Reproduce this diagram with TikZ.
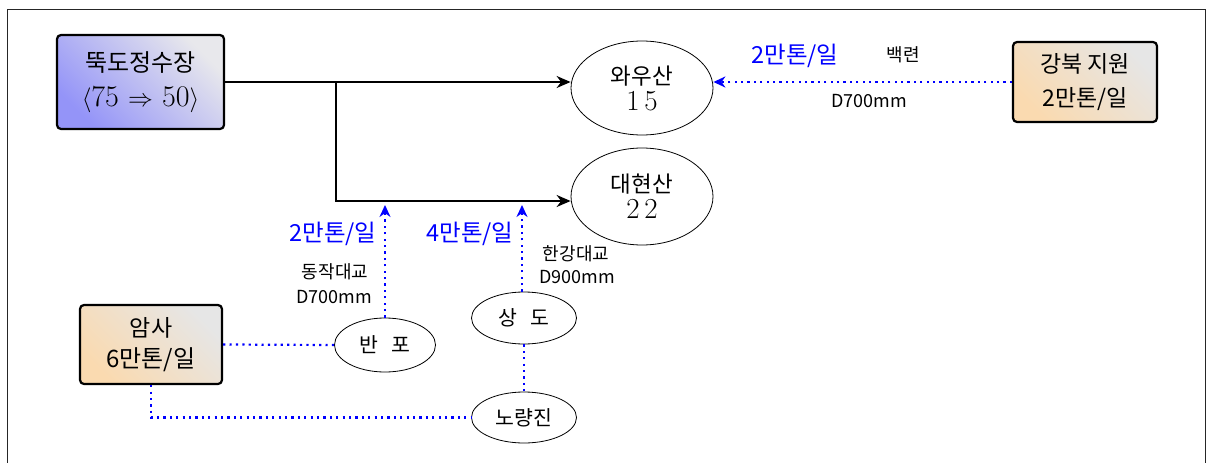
\documentclass[tikz,border=0pt]{standalone}
\usepackage{fontspec}
\newfontfamily\cjk{Noto Sans CJK KR}
\usetikzlibrary{arrows.meta,shapes.geometric}
\definecolor{bluebox}{RGB}{148,148,248}
\definecolor{graybox}{RGB}{232,232,236}
\definecolor{orbox}{RGB}{250,218,176}
\definecolor{gray2}{RGB}{230,230,230}
\definecolor{lblue}{RGB}{0,0,255}
\tikzset{
  srcbox/.style={draw=black, line width=2.2pt, rounded corners=4pt, align=center, inner sep=0pt},
  bluefill/.style={top color=bluebox, bottom color=graybox, shading angle=135},
  orfill/.style={top color=orbox, bottom color=gray2, shading angle=135},
  res/.style={draw=black, line width=0.8pt, ellipse, inner sep=0pt, align=center},
  flow/.style={line width=1.8pt, -{Stealth[length=14pt,width=12pt]}},
  supply/.style={draw=lblue, line width=2.2pt, dash pattern=on 2.2pt off 4.2pt},
  supplyarr/.style={supply, -{Stealth[length=12pt,width=11pt]}, shorten >=0pt},
  bluelbl/.style={text=lblue, font=\cjk\fontsize{23.5}{26}\selectfont, inner sep=0pt},
  pipelbl/.style={font=\cjk\fontsize{18}{20}\selectfont, inner sep=0pt, align=center},
}
\begin{document}
\begin{tikzpicture}[x=1pt,y=-1pt]
\useasboundingbox (0,0) rectangle (1210,463);
\draw[line width=0.8pt, black!85] (7,463) -- (7,9) -- (1205,9) -- (1205,463);

% source boxes
\node[srcbox, bluefill, minimum width=167pt, minimum height=94pt] (ttuk) at (140.5,82)
  {{\cjk\fontsize{24}{24}\selectfont 뚝도정수장}\\[12pt]{\fontsize{30}{30}\selectfont $\langle$75 $\Rightarrow$ 50$\rangle$}};
\node[srcbox, orfill, minimum width=144pt, minimum height=80pt] (gang) at (1085,82)
  {{\cjk\fontsize{23}{24}\selectfont 강북 지원}\\[12pt]{\cjk\fontsize{23}{24}\selectfont 2만톤/일}};
\node[srcbox, orfill, minimum width=142pt, minimum height=79pt] (amsa) at (151,344.5)
  {{\cjk\fontsize{23}{24}\selectfont 암사}\\[9pt]{\cjk\fontsize{24}{24}\selectfont 6만톤/일}};

% reservoirs
\node[res, minimum width=142pt, minimum height=94pt] (wau) at (642,88)
  {{\cjk\fontsize{22.5}{24}\selectfont 와우산}\\[4pt]{\fontsize{29}{26}\selectfont 1\,5}};
\node[res, minimum width=142pt, minimum height=97pt] (dae) at (642,196.5)
  {{\cjk\fontsize{22.5}{24}\selectfont 대현산}\\[4pt]{\fontsize{29}{26}\selectfont 2\,2}};

% pumping stations
\node[res, minimum width=101pt, minimum height=54pt] (banpo) at (385,345)
  {\cjk\fontsize{20.5}{20}\selectfont 반\hspace{0.6em}포};
\node[res, minimum width=105pt, minimum height=52pt] (sangdo) at (524,318)
  {\cjk\fontsize{20.5}{20}\selectfont 상\hspace{0.6em}도};
\node[res, minimum width=105pt, minimum height=51pt] (norang) at (524,417.5)
  {\cjk\fontsize{20.5}{20}\selectfont 노량진};

% main flows
\coordinate (br) at (336,82);
\draw[flow] (ttuk.east) -- (ttuk.east -| wau.west);
\draw[line width=1.8pt] (ttuk.east) -- (br);
\draw[flow] (br) |- ([yshift=-4.5pt]dae.west);

% supply from Gangbuk
\draw[supplyarr] (gang.west) -- (gang.west -| wau.east);
\node[bluelbl] (lblg) at (795,56) {2만톤/일};
\node[pipelbl] (bae) at (903,55) {백련};
\node[pipelbl] (d700a) at (869,101) {D700mm};

% supply from Amsa
\coordinate (tipA) at (385,205);
\coordinate (tipB) at (522,205);
\draw[supplyarr] (banpo.north) -- (tipA);
\draw[supplyarr] ([xshift=-2pt]sangdo.north) -- (tipB);
\draw[supply] (amsa.east) -- (banpo.west);
\draw[supply] (sangdo.south) -- (norang.north);
\draw[supply] (amsa.south) |- (norang.west);

\node[bluelbl] (lbla) at (333,234) {2만톤/일};
\node[pipelbl] (dongjak) at (335,272) {동작대교};
\node[pipelbl] (d700b) at (334,297) {D700mm};
\node[bluelbl] (lblb) at (470,234) {4만톤/일};
\node[pipelbl] (hangang) at (576,254) {한강대교};
\node[pipelbl] (d900) at (577,277) {D900mm};
\end{tikzpicture}
\end{document}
---
(Aim)
Restate the listing above word for word, and skip the pictures.

(Answer)
Reproduce this diagram with TikZ.
\documentclass[tikz,border=0pt]{standalone}
\usepackage{fontspec}
\newfontfamily\cjk{Noto Sans CJK KR}
\usetikzlibrary{arrows.meta,shapes.geometric}
\definecolor{bluebox}{RGB}{148,148,248}
\definecolor{graybox}{RGB}{232,232,236}
\definecolor{orbox}{RGB}{250,218,176}
\definecolor{gray2}{RGB}{230,230,230}
\definecolor{lblue}{RGB}{0,0,255}
\tikzset{
  srcbox/.style={draw=black, line width=2.2pt, rounded corners=4pt, align=center, inner sep=0pt},
  bluefill/.style={top color=bluebox, bottom color=graybox, shading angle=135},
  orfill/.style={top color=orbox, bottom color=gray2, shading angle=135},
  res/.style={draw=black, line width=0.8pt, ellipse, inner sep=0pt, align=center},
  flow/.style={line width=1.8pt, -{Stealth[length=14pt,width=12pt]}},
  supply/.style={draw=lblue, line width=2.2pt, dash pattern=on 2.2pt off 4.2pt},
  supplyarr/.style={supply, -{Stealth[length=12pt,width=11pt]}, shorten >=0pt},
  bluelbl/.style={text=lblue, font=\cjk\fontsize{23.5}{26}\selectfont, inner sep=0pt},
  pipelbl/.style={font=\cjk\fontsize{18}{20}\selectfont, inner sep=0pt, align=center},
}
\begin{document}
\begin{tikzpicture}[x=1pt,y=-1pt]
\useasboundingbox (0,0) rectangle (1210,463);
\draw[line width=0.8pt, black!85] (7,463) -- (7,9) -- (1205,9) -- (1205,463);

% source boxes
\node[srcbox, bluefill, minimum width=167pt, minimum height=94pt] (ttuk) at (140.5,82)
  {{\cjk\fontsize{24}{24}\selectfont 뚝도정수장}\\[12pt]{\fontsize{30}{30}\selectfont $\langle$75 $\Rightarrow$ 50$\rangle$}};
\node[srcbox, orfill, minimum width=144pt, minimum height=80pt] (gang) at (1085,82)
  {{\cjk\fontsize{23}{24}\selectfont 강북 지원}\\[12pt]{\cjk\fontsize{23}{24}\selectfont 2만톤/일}};
\node[srcbox, orfill, minimum width=142pt, minimum height=79pt] (amsa) at (151,344.5)
  {{\cjk\fontsize{23}{24}\selectfont 암사}\\[9pt]{\cjk\fontsize{24}{24}\selectfont 6만톤/일}};

% reservoirs
\node[res, minimum width=142pt, minimum height=94pt] (wau) at (642,88)
  {{\cjk\fontsize{22.5}{24}\selectfont 와우산}\\[4pt]{\fontsize{29}{26}\selectfont 1\,5}};
\node[res, minimum width=142pt, minimum height=97pt] (dae) at (642,196.5)
  {{\cjk\fontsize{22.5}{24}\selectfont 대현산}\\[4pt]{\fontsize{29}{26}\selectfont 2\,2}};

% pumping stations
\node[res, minimum width=101pt, minimum height=54pt] (banpo) at (385,345)
  {\cjk\fontsize{20.5}{20}\selectfont 반\hspace{0.6em}포};
\node[res, minimum width=105pt, minimum height=52pt] (sangdo) at (524,318)
  {\cjk\fontsize{20.5}{20}\selectfont 상\hspace{0.6em}도};
\node[res, minimum width=105pt, minimum height=51pt] (norang) at (524,417.5)
  {\cjk\fontsize{20.5}{20}\selectfont 노량진};

% main flows
\coordinate (br) at (336,82);
\draw[flow] (ttuk.east) -- (ttuk.east -| wau.west);
\draw[line width=1.8pt] (ttuk.east) -- (br);
\draw[flow] (br) |- ([yshift=-4.5pt]dae.west);

% supply from Gangbuk
\draw[supplyarr] (gang.west) -- (gang.west -| wau.east);
\node[bluelbl] (lblg) at (795,56) {2만톤/일};
\node[pipelbl] (bae) at (903,55) {백련};
\node[pipelbl] (d700a) at (869,101) {D700mm};

% supply from Amsa
\coordinate (tipA) at (385,205);
\coordinate (tipB) at (522,205);
\draw[supplyarr] (banpo.north) -- (tipA);
\draw[supplyarr] ([xshift=-2pt]sangdo.north) -- (tipB);
\draw[supply] (amsa.east) -- (banpo.west);
\draw[supply] (sangdo.south) -- (norang.north);
\draw[supply] (amsa.south) |- (norang.west);

\node[bluelbl] (lbla) at (333,234) {2만톤/일};
\node[pipelbl] (dongjak) at (335,272) {동작대교};
\node[pipelbl] (d700b) at (334,297) {D700mm};
\node[bluelbl] (lblb) at (470,234) {4만톤/일};
\node[pipelbl] (hangang) at (576,254) {한강대교};
\node[pipelbl] (d900) at (577,277) {D900mm};
\end{tikzpicture}
\end{document}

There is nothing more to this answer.